O ágio no índice de títulos de mercados emergentes do JP Morgan não está particularmente alto, pelos padrões históricos, a apenas 775 pontos básicos. Mas o mercado se tornou muito mais seletivo. Para alguns países, os ágios são proibitivos. O ágio para o Brasil (o risco-país) está em torno de 1.500 pontos, abaixo de picos recentes, mas insustentável no longo prazo. A China, a maior economia de mercado emergente, tem ágio de apenas 70 pontos, e o Chile, de 170. O ágio chinês é baixo porque o país não precisa de crédito adicional. O brasileiro é o oposto porque o Brasil precisa de dinheiro.
A vulnerabilidade da América Latina a mudanças no ambiente mundial, em geral, e diante de interrupções na disponibilidade de capital, em especial, é coisa antiga. Não mudou, infelizmente, como muitos esperavam, a despeito de uma década ou, em alguns casos, ainda mais tempo, de reformas.

Ciclo soturno
Essa vulnerabilidade reflete as fraquezas regionais persistentes: indisciplina fiscal, história de inflação alta e instável; baixa poupança nacional; baixa proporção de exportações em relação ao PIB (Produto Interno Bruto); e alta vulnerabilidade aos ciclos de commodities. Os resultados disso tudo incluem altos índices de dívida, comparados às exportações, e altas proporções de dívida denominada em moeda estrangeira.

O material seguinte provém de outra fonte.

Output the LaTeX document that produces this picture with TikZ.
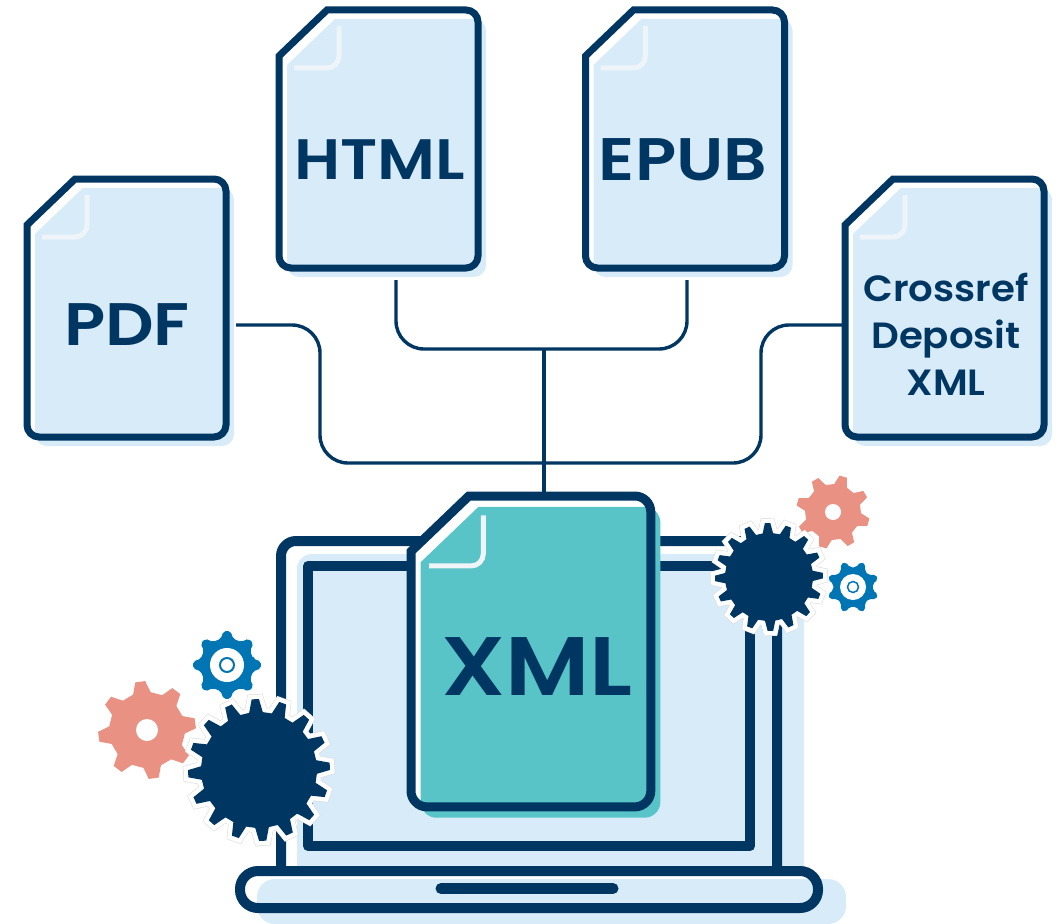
\documentclass[tikz,border=0pt]{standalone}
\usepackage{fontspec}
\usepackage{tikz}
\usetikzlibrary{positioning,calc}
\newfontfamily\sheetfont[FakeStretch=1.13]{Poppins SemiBold}
\newfontfamily\smallsheetfont[FakeStretch=1.06]{Poppins SemiBold}
\definecolor{navy}{RGB}{0,54,98}
\definecolor{paleblue}{RGB}{216,235,249}
\definecolor{teal}{RGB}{88,196,200}
\definecolor{salmon}{RGB}{233,146,131}
\definecolor{midblue}{RGB}{0,117,180}
\definecolor{foldline}{RGB}{238,244,248}
\definecolor{halogray}{RGB}{215,215,215}
\tikzset{
  wire/.style={draw=navy, line width=3.4pt, rounded corners=28pt},
  lidline/.style={draw=navy, line width=10pt},
  sheetlabel/.style={text=navy, inner sep=0pt, align=center, font=\sheetfont\fontsize{57}{57}\selectfont},
  widelabel/.style={sheetlabel, font=\sheetfont\fontsize{60}{60}\selectfont},
  smalllabel/.style={sheetlabel, font=\smallsheetfont\fontsize{36.5}{47}\selectfont},
  xmllabel/.style={sheetlabel, font=\sheetfont\fontsize{83}{83}\selectfont},
}
% sheet: x, y, scale, fill colour, line width, corner radius
\newcommand{\docsheet}[6]{%
  \begin{scope}[shift={(#1,#2)}, scale=#3]
    \fill[white] (0,46) -- (48,0) -- (199,0) -- (199,258) -- (0,258) -- cycle;
    \fill[#4, shift={(8,9)}] (0,46) -- (48,0) [rounded corners=#6pt] -- (199,0) -- (199,258) -- (0,258) [sharp corners] -- cycle;
    \draw[foldline, line width=5pt, rounded corners=12pt] (15,58) -- (60,58) -- (60,16);
    \draw[navy, line width=#5pt, line join=miter] (0,46) -- (48,0) [rounded corners=#6pt] -- (199,0) -- (199,258) -- (0,258) [sharp corners] -- cycle;
  \end{scope}
}
% gear: options, centre, teeth, tip radius, root radius, rotation
\newcommand{\gear}[6]{%
  \pgfmathsetmacro{\gearpitch}{360/#3}
  \pgfmathtruncatemacro{\gearlast}{#3-1}
  \path[#1, shift={#2}] (#6-0.30*\gearpitch:#5)
    \foreach \k [evaluate=\k as \a using #6+\k*\gearpitch] in {0,...,\gearlast} {
      -- (\a-0.30*\gearpitch:#5) -- (\a-0.13*\gearpitch:#4) -- (\a+0.13*\gearpitch:#4) -- (\a+0.30*\gearpitch:#5)
    } -- cycle;
}
\begin{document}
\begin{tikzpicture}[x=1pt, y=-1pt]
\useasboundingbox (0,0) rectangle (1056,923);

% Laptop
\fill[paleblue, rounded corners=15pt] (297,554) rectangle (804,895);
\draw[lidline, rounded corners=15pt] (281,875) -- (281,541) -- (777,541) -- (777,875);
\draw[lidline, line join=round] (308,566) rectangle (750,846);
\fill[white, rounded corners=18pt] (240,871) rectangle (818,908);
\fill[paleblue, rounded corners=18pt] (257,879) rectangle (846,924);
\draw[lidline, rounded corners=18pt] (240,871) rectangle (818,908);
\draw[navy, line width=11pt, line cap=round] (441,888.5) -- (613,888.5);

% Sheets
\docsheet{27}{179}{1}{paleblue}{7}{12}
\docsheet{279}{10}{1}{paleblue}{7}{12}
\docsheet{585.5}{10}{1}{paleblue}{7}{12}
\docsheet{845}{179}{1}{paleblue}{7}{12}
\docsheet{411}{496}{1.205}{teal}{9}{16}

% Labels
\node[widelabel, minimum width=218pt, minimum height=60pt] (pdf) at (127,325) {PDF};
\node[sheetlabel, minimum height=240pt] (html) at (380,160) {HTML};
\node[widelabel, minimum height=240pt] (epub) at (683,160) {EPUB};
\node[smalllabel, minimum width=206pt] (crossref) at (946,334) {Crossref\\Deposit\\XML};
\node[xmllabel, minimum height=350pt] (xml) at (537,667) {XML};

% Connectors
\coordinate (busleft) at (320,463);
\coordinate (busright) at (761,463);
\coordinate (hub) at (544,349);
\draw[wire] (pdf.east) -| (busleft) -- (busright) |- (crossref.west |- pdf.east);
\draw[wire] ([xshift=16pt]html.south) |- (hub) -| ([xshift=4pt]epub.south);
\draw[wire] (hub) -- ([xshift=7pt]xml.north);

% Gears, left
\gear{fill=salmon}{(147,730)}{8}{49}{38}{-8}
\fill[white] (147,730) circle (11);
\gear{fill=midblue, rounded corners=2pt}{(227,665)}{8}{34}{27}{0}
\fill[white] (227,665) circle (17);
\draw[midblue, line width=2pt, fill=white] (227,665) circle (7);
\gear{draw=halogray, line width=10pt, line join=miter}{(259,770)}{16}{71}{58}{-3}
\gear{draw=white, line width=9pt, line join=miter}{(259,770)}{16}{71}{58}{-3}
\gear{fill=navy}{(259,770)}{16}{71}{58}{-3}

% Gears, right
\gear{fill=salmon}{(833,512)}{8}{37}{28}{16}
\fill[white] (833,512) circle (8);
\gear{fill=midblue, rounded corners=2pt}{(853,587)}{8}{26}{20}{22.5}
\fill[white] (853,587) circle (13);
\draw[midblue, line width=1.5pt, fill=white] (853,587) circle (5.5);
\gear{draw=halogray, line width=10pt, line join=miter}{(769,577)}{16}{54}{44}{-1.5}
\gear{draw=white, line width=9pt, line join=miter}{(769,577)}{16}{54}{44}{-1.5}
\gear{fill=navy}{(769,577)}{16}{54}{44}{-1.5}
\end{tikzpicture}
\end{document}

Sempre que o acesso a crédito estrangeiro é interrompido, as taxas reais de câmbio despencam. A carga da dívida explode, a inflação ameaça disparar e as economias mergulham em recessão. Boa parte da América Latina segue presa a esse soturno círculo.
A suscetibilidade dos países em desenvolvimento à mudança nas condições dos países avançados não mudará. Nem deveria, de fato. Os esforços para conquistar invulnerabilidade acarretariam a necessidade de fechar economias, com consequências muito piores.
A melhor abordagem é aumentar a flexibilidade do lado real da economia e reduzir a vulnerabilidade financeira. O impacto da desaceleração econômica sobre os países em desenvolvimento demonstra que as reformas foram insuficientes. Mas esses países também precisam de mais dinamismo da parte das economias avançadas.